Originally Posted by RJM
Originally Posted by Bluedreaux
Wow, that was a great story. Tell me more stories of revolvers and 1911s to show what can't be done with a plastic pistol. Or tell me more stories about what you didn't do to prove that something can't ever be done by anyone.

As for 1/1,000,000,000....you can surely take that as a well researched and statistically accurate probability if you want. Or you can take it as it was obviously intended....to represent "highly unlikely".


Nice deflection Blue but the same could have happened with a Glock, XD or any other semi-auto. What I was addressing was your statement about putting one of your thumbs on the back of the slide to keep it in battery while pressing it into ones target..

As to the "highly unlikely" I can give you a few more examples of confrontations that ended up with contact shots..so it is far from highly unlikely...it isn't even rare...it is quite common.

Bob


What deflection?

Somebody said that pistols can be taken out of battery if the muzzle end of the slide is pressed against something. I said that it can be overcome by putting pressure against the back of the slide with your firing hand thumb. Which is absolutely true. I've never killed a man that way but I've rolled full contact on the concrete enough in training (and been able to do it), and fired enough rounds against hard targets using the method, to convince me that it's a valid tactic.
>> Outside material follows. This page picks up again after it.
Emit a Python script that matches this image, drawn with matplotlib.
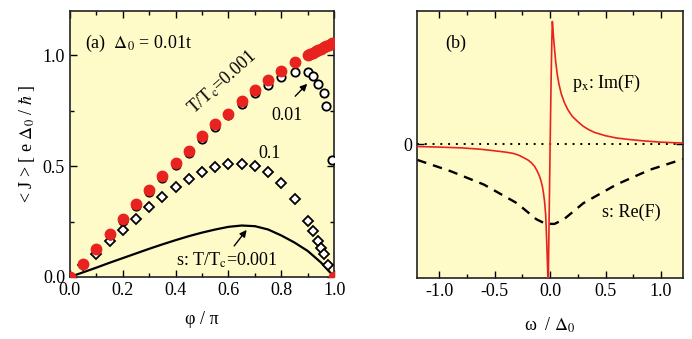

Then you went off on diatribe about how you and your buddy were in a situation were you didn't use the tactic and your buddy didn't think he could. Which are both true too, I'm sure. But that does nothing to prove that it's not a valid tactic or not something to be considered. If you don't like it fine. If you don't think anyone can ever do it just because you couldn't, that's absurd.

And again (and I'll type real slow)....I never said that contact shots were highly unlikely. I said that having to use that particular tactic was highly unlikely. There are lots of ways to skin a cat and applying pressure to the back of the slide is just one of them. The fact that you think contact shots are "quite common" and yet believe that a thumb-on-the-back-of-the-slide method isn't feasible PROVES that the thumb-on-the-back-of-the-slide method is, in fact, highly unlikely as the ONLY way to resolve the problem.